Task objective —
The listing below holds a line with "The picture is" and a later line with "var columnGene = [0, 0, 0, 1];". Write out those two lines and every line between them, exactly, and nothing else.

Material provided —
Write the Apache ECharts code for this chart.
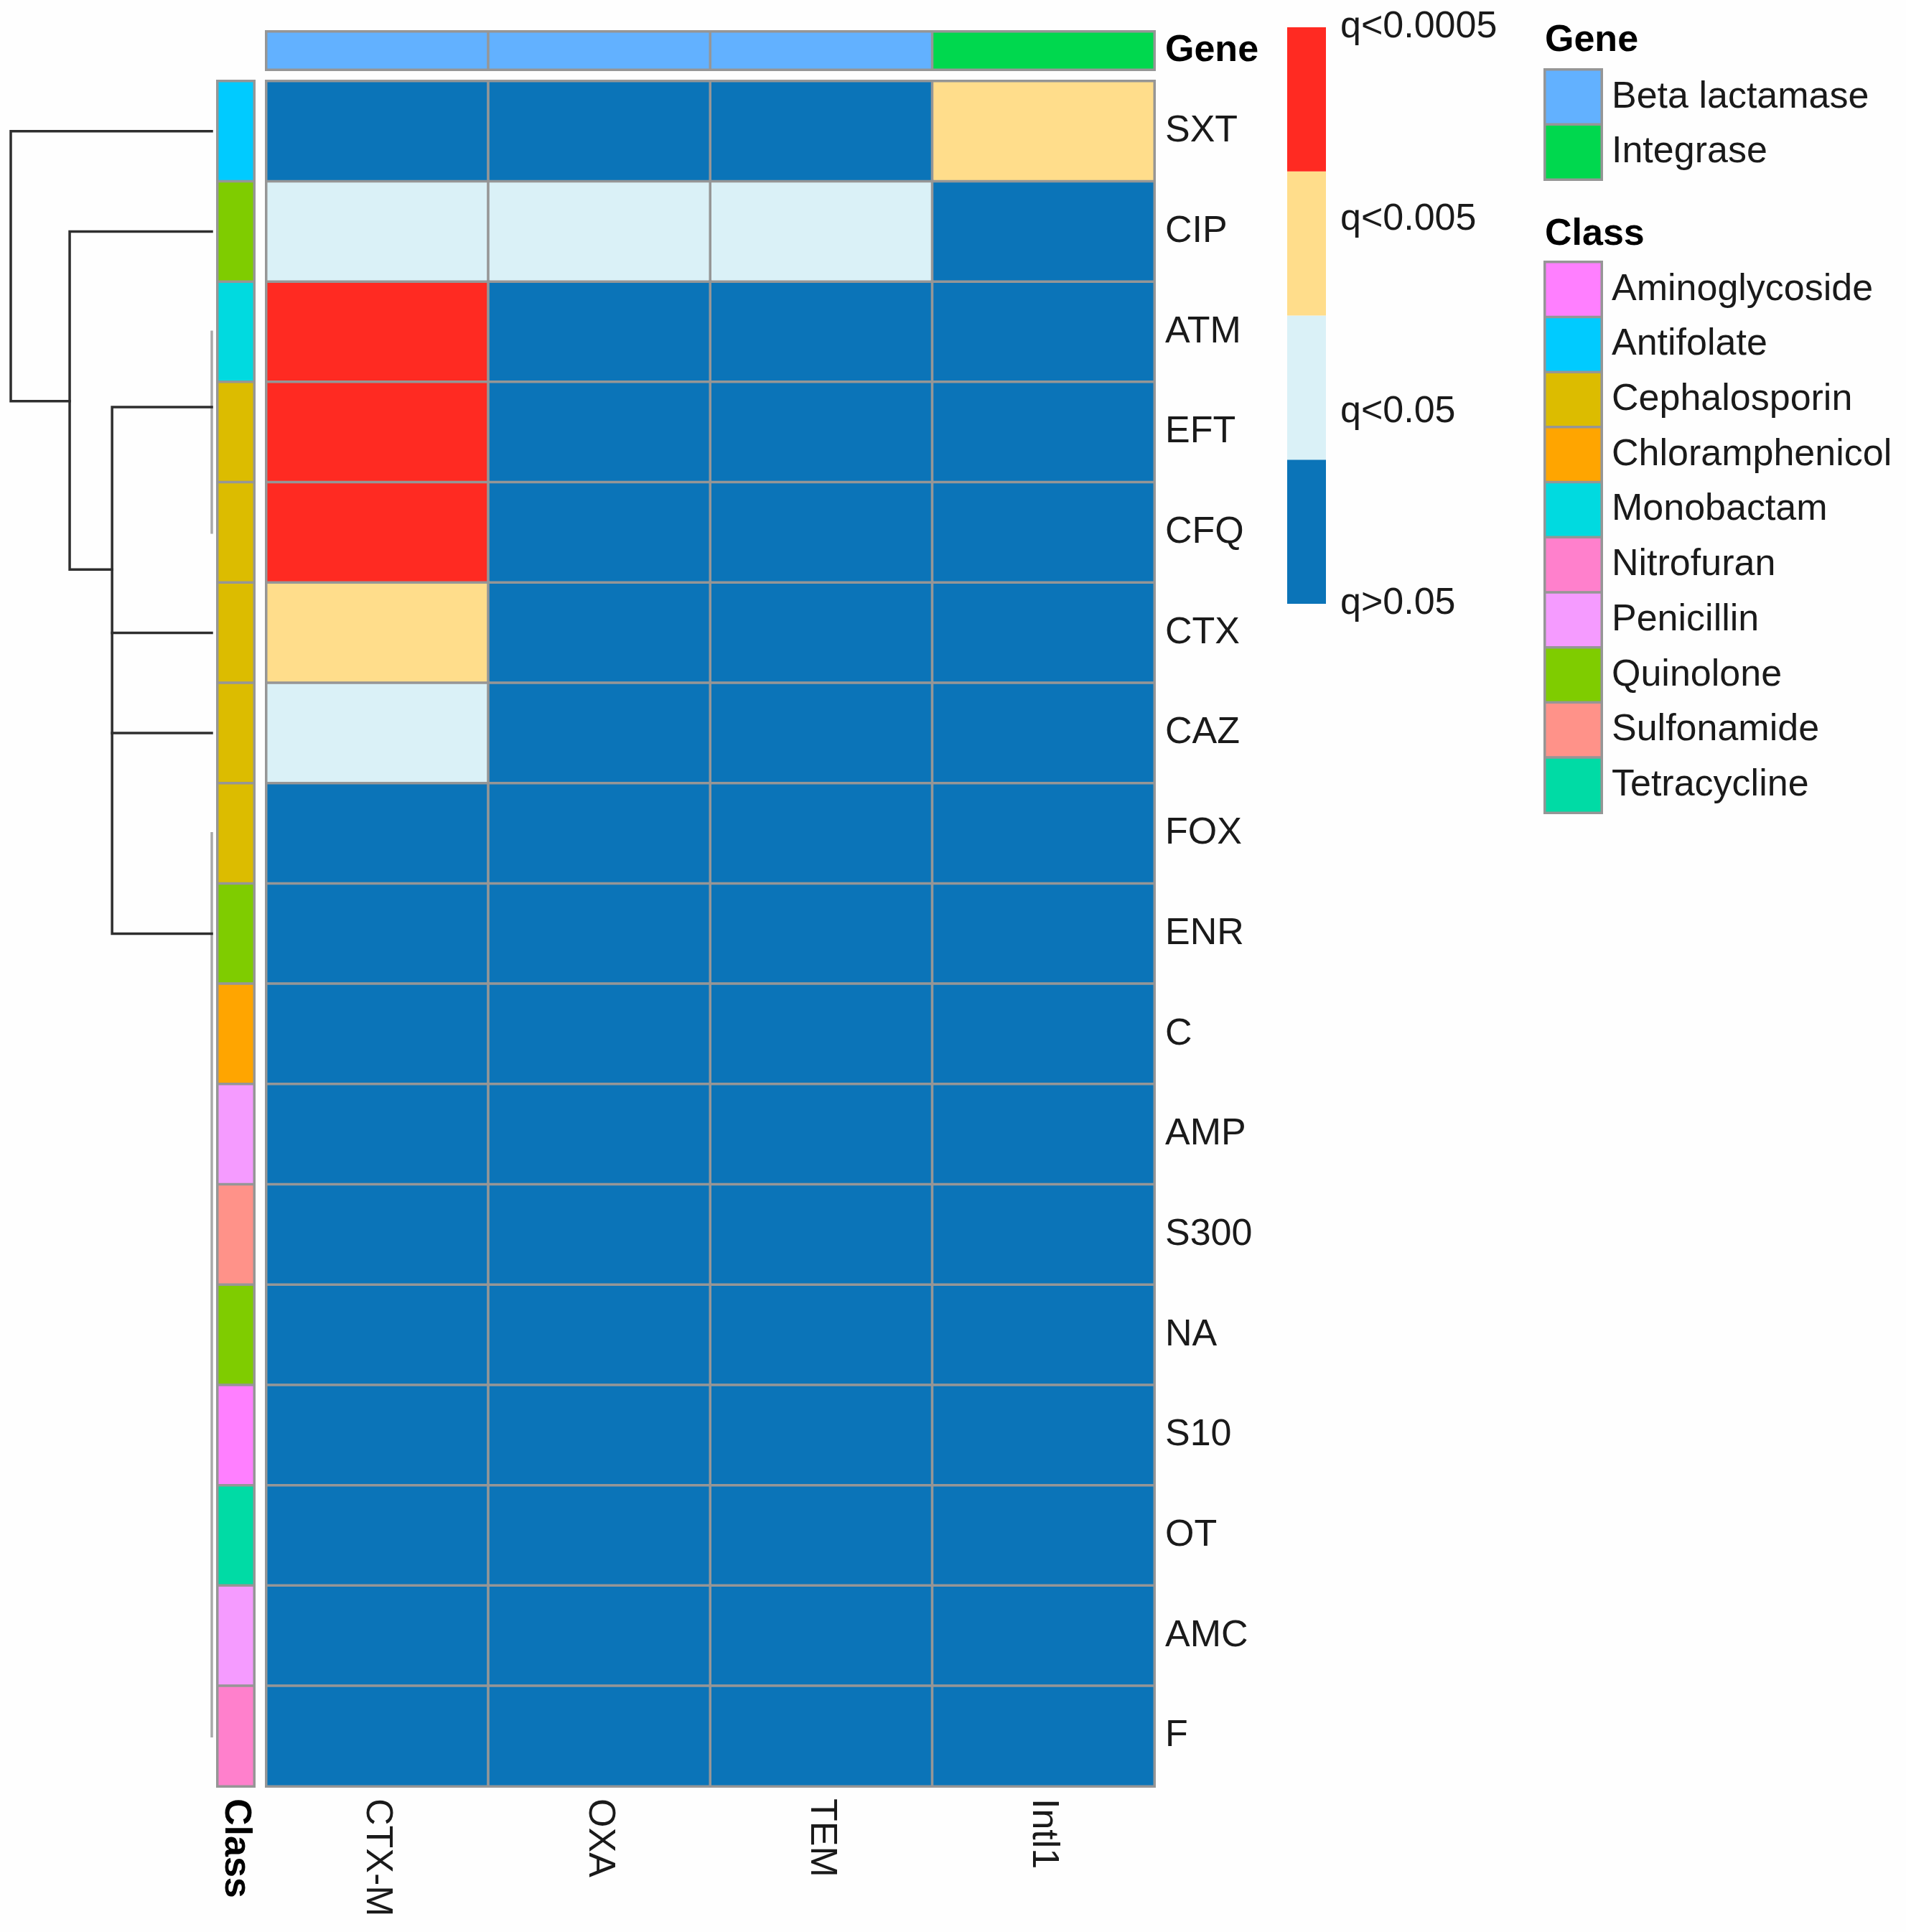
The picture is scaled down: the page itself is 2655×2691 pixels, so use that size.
<!DOCTYPE html>
<html>
<head>
<meta charset="utf-8">
<title>Gene / antibiotic heatmap</title>
<script src="https://cdn.jsdelivr.net/npm/echarts@6/dist/echarts.min.js"></script>
<style>
html, body { margin: 0; padding: 0; background: #fefefe; }
#main { width: 2655px; height: 2691px; }
</style>
</head>
<body>
<div id="main"></div>
<script>
// data
var columns = ['CTX-M', 'OXA', 'TEM', 'Intl1'];
var rows = ['SXT', 'CIP', 'ATM', 'EFT', 'CFQ', 'CTX', 'CAZ', 'FOX', 'ENR', 'C', 'AMP', 'S300', 'NA', 'S10', 'OT', 'AMC', 'F'];
// 0: q>0.05, 1: q<0.05, 2: q<0.005, 3: q<0.0005
var significance = [
    [0, 0, 0, 2],
    [1, 1, 1, 0],
    [3, 0, 0, 0],
    [3, 0, 0, 0],
    [3, 0, 0, 0],
    [2, 0, 0, 0],
    [1, 0, 0, 0],
    [0, 0, 0, 0],
    [0, 0, 0, 0],
    [0, 0, 0, 0],
    [0, 0, 0, 0],
    [0, 0, 0, 0],
    [0, 0, 0, 0],
    [0, 0, 0, 0],
    [0, 0, 0, 0],
    [0, 0, 0, 0],
    [0, 0, 0, 0]
];
var significanceLabels = ['q>0.05', 'q<0.05', 'q<0.005', 'q<0.0005'];
var significanceColors = ['#0b74b8', '#daf1f7', '#ffdd8b', '#ff2a22'];
var barSpans = [0.75, 0.75, 0.75, 0.75];

var geneNames = ['Beta lactamase', 'Integrase'];
var geneColors = ['#62b1ff', '#00d84e'];
var columnGene = [0, 0, 0, 1];

var classNames = ['Aminoglycoside', 'Antifolate', 'Cephalosporin', 'Chloramphenicol', 'Monobactam', 'Nitrofuran', 'Penicillin', 'Quinolone', 'Sulfonamide', 'Tetracycline'];
var classColors = ['#ff7fff', '#00cbff', '#dcbc00', '#ffa500', '#00dae0', '#ff80cc', '#f59bff', '#7fcc00', '#ff9289', '#00dba5'];
var rowClass = [1, 7, 4, 2, 2, 2, 2, 2, 7, 3, 6, 8, 7, 0, 9, 6, 5];

// dendrogram branches as [height, row position]
var branchesDark = [
    [[0, 0.5], [100, 0.5], [100, 3.19], [70.7, 3.19]],
    [[0, 1.5], [70.7, 1.5], [70.7, 4.87], [49.6, 4.87]],
    [[0, 3.25], [49.6, 3.25], [49.6, 8.5], [0, 8.5]],
    [[0, 5.5], [49.6, 5.5]],
    [[0, 6.5], [49.6, 6.5]]
];
var branchesFlat = [
    [[0, 2.5], [0, 4.5]],
    [[0, 7.5], [0, 16.5]]
];

var FONT = '"Liberation Sans", Arial, sans-serif';
var TEXT = '#1a1a1a';
var FONT_SIZE = 52;
var BORDER = { borderColor: '#969696', borderWidth: 3.5 };

var chart = echarts.init(document.getElementById('main'));

var grids = [];
var xAxes = [];
var yAxes = [];
var series = [];

function hiddenAxis(type, data, extra) {
    var axis = { type: type, show: false };
    if (data) axis.data = data;
    for (var k in extra) axis[k] = extra[k];
    return axis;
}

function labelAxis(data, extra, bold) {
    var axis = {
        type: 'category',
        data: data,
        axisLine: { show: false },
        axisTick: { show: false },
        splitLine: { show: false },
        axisLabel: {
            interval: 0,
            fontFamily: FONT,
            fontSize: FONT_SIZE,
            fontWeight: bold ? 'bold' : 'normal',
            color: bold ? '#000' : TEXT
        }
    };
    for (var k in extra) {
        if (k == 'axisLabel') {
            for (var j in extra[k]) axis.axisLabel[j] = extra[k][j];
        } else {
            axis[k] = extra[k];
        }
    }
    return axis;
}

function addCells(grid, xAxis, yAxis, data, border) {
    var idx = grids.length;
    grids.push(grid);
    xAxis.gridIndex = idx;
    yAxis.gridIndex = idx;
    xAxes.push(xAxis);
    yAxes.push(yAxis);
    series.push({
        type: 'heatmap',
        xAxisIndex: idx,
        yAxisIndex: idx,
        data: data,
        itemStyle: border
    });
}

// main heatmap
var mainCells = [];
for (var r = 0; r < rows.length; r++) {
    for (var c = 0; c < columns.length; c++) {
        mainCells.push({
            value: [c, r, significance[r][c]],
            itemStyle: { color: significanceColors[significance[r][c]] }
        });
    }
}
addCells(
    { left: 371, top: 113, width: 1237, height: 2375 },
    labelAxis(columns, { position: 'bottom', axisLabel: { rotate: -90, margin: 17 } }),
    labelAxis(rows, { position: 'right', inverse: true, axisLabel: { margin: 15 } }),
    mainCells, BORDER
);

// gene annotation on top
var geneCells = [];
for (var i = 0; i < columns.length; i++) {
    geneCells.push({ value: [i, 0, columnGene[i]], itemStyle: { color: geneColors[columnGene[i]] } });
}
addCells(
    { left: 371, top: 44, width: 1237, height: 53 },
    hiddenAxis('category', columns),
    labelAxis(['Gene'], { position: 'right', axisLabel: { margin: 15 } }, true),
    geneCells, BORDER
);

// class annotation on the left
var classCells = [];
for (var i = 0; i < rows.length; i++) {
    classCells.push({ value: [0, i, rowClass[i]], itemStyle: { color: classColors[rowClass[i]] } });
}
addCells(
    { left: 303, top: 113, width: 51, height: 2375 },
    labelAxis(['Class'], { position: 'bottom', axisLabel: { rotate: -90, margin: 17 } }, true),
    hiddenAxis('category', rows, { inverse: true }),
    classCells, BORDER
);

// gene legend
var geneLegend = [];
for (var i = 0; i < geneNames.length; i++) {
    geneLegend.push({ value: [0, i, i], itemStyle: { color: geneColors[i] } });
}
addCells(
    { left: 2152, top: 97, width: 79, height: 153 },
    hiddenAxis('category', ['Gene']),
    labelAxis(geneNames, { position: 'right', inverse: true, axisLabel: { margin: 14 } }),
    geneLegend, BORDER
);

// class legend
var classLegend = [];
for (var i = 0; i < classNames.length; i++) {
    classLegend.push({ value: [0, i, i], itemStyle: { color: classColors[i] } });
}
addCells(
    { left: 2152, top: 365, width: 79, height: 767 },
    hiddenAxis('category', ['Class']),
    labelAxis(classNames, { position: 'right', inverse: true, axisLabel: { margin: 14 } }),
    classLegend, BORDER
);

// colour bar
var barIdx = grids.length;
grids.push({ left: 1793, top: 38, width: 54, height: 803 });
xAxes.push(hiddenAxis('category', ['q'], { gridIndex: barIdx }));
yAxes.push({
    type: 'value',
    gridIndex: barIdx,
    position: 'right',
    min: 0,
    max: 3,
    interval: 1,
    axisLine: { show: false },
    axisTick: { show: false },
    splitLine: { show: false },
    axisLabel: {
        margin: 20,
        fontFamily: FONT,
        fontSize: FONT_SIZE,
        color: TEXT,
        formatter: function (v) { return significanceLabels[v]; }
    }
});
for (var i = 0; i < barSpans.length; i++) {
    series.push({
        type: 'bar',
        xAxisIndex: barIdx,
        yAxisIndex: barIdx,
        stack: 'colourbar',
        barWidth: '100%',
        data: [barSpans[i]],
        itemStyle: { color: significanceColors[i] }
    });
}

// dendrogram
var treeIdx = grids.length;
grids.push({ left: 15, top: 113, width: 280, height: 2375 });
xAxes.push(hiddenAxis('value', null, { gridIndex: treeIdx, min: 0, max: 100, inverse: true }));
yAxes.push(hiddenAxis('value', null, { gridIndex: treeIdx, min: 0, max: rows.length, inverse: true }));
function addBranches(list, color) {
    for (var i = 0; i < list.length; i++) {
        series.push({
            type: 'line',
            xAxisIndex: treeIdx,
            yAxisIndex: treeIdx,
            data: list[i],
            symbol: 'none',
            clip: false,
            silent: true,
            lineStyle: { color: color, width: 3.5, cap: 'square', join: 'miter' }
        });
    }
}
addBranches(branchesFlat, '#a8a8a8');
addBranches(branchesDark, '#2e2e2e');

var option = {
    backgroundColor: '#fefefe',
    animation: false,
    textStyle: { fontFamily: FONT },
    title: [
        { text: 'Gene', left: 2152, top: 31, padding: 0, textStyle: { fontFamily: FONT, fontSize: FONT_SIZE, fontWeight: 'bold', color: '#000' } },
        { text: 'Class', left: 2152, top: 301, padding: 0, textStyle: { fontFamily: FONT, fontSize: FONT_SIZE, fontWeight: 'bold', color: '#000' } }
    ],
    grid: grids,
    xAxis: xAxes,
    yAxis: yAxes,
    series: series
};
chart.setOption(option);
</script>
</body>
</html>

Response to the exercise —
The picture is scaled down: the page itself is 2655×2691 pixels, so use that size.
<!DOCTYPE html>
<html>
<head>
<meta charset="utf-8">
<title>Gene / antibiotic heatmap</title>
<script src="https://cdn.jsdelivr.net/npm/echarts@6/dist/echarts.min.js"></script>
<style>
html, body { margin: 0; padding: 0; background: #fefefe; }
#main { width: 2655px; height: 2691px; }
</style>
</head>
<body>
<div id="main"></div>
<script>
// data
var columns = ['CTX-M', 'OXA', 'TEM', 'Intl1'];
var rows = ['SXT', 'CIP', 'ATM', 'EFT', 'CFQ', 'CTX', 'CAZ', 'FOX', 'ENR', 'C', 'AMP', 'S300', 'NA', 'S10', 'OT', 'AMC', 'F'];
// 0: q>0.05, 1: q<0.05, 2: q<0.005, 3: q<0.0005
var significance = [
    [0, 0, 0, 2],
    [1, 1, 1, 0],
    [3, 0, 0, 0],
    [3, 0, 0, 0],
    [3, 0, 0, 0],
    [2, 0, 0, 0],
    [1, 0, 0, 0],
    [0, 0, 0, 0],
    [0, 0, 0, 0],
    [0, 0, 0, 0],
    [0, 0, 0, 0],
    [0, 0, 0, 0],
    [0, 0, 0, 0],
    [0, 0, 0, 0],
    [0, 0, 0, 0],
    [0, 0, 0, 0],
    [0, 0, 0, 0]
];
var significanceLabels = ['q>0.05', 'q<0.05', 'q<0.005', 'q<0.0005'];
var significanceColors = ['#0b74b8', '#daf1f7', '#ffdd8b', '#ff2a22'];
var barSpans = [0.75, 0.75, 0.75, 0.75];

var geneNames = ['Beta lactamase', 'Integrase'];
var geneColors = ['#62b1ff', '#00d84e'];
var columnGene = [0, 0, 0, 1];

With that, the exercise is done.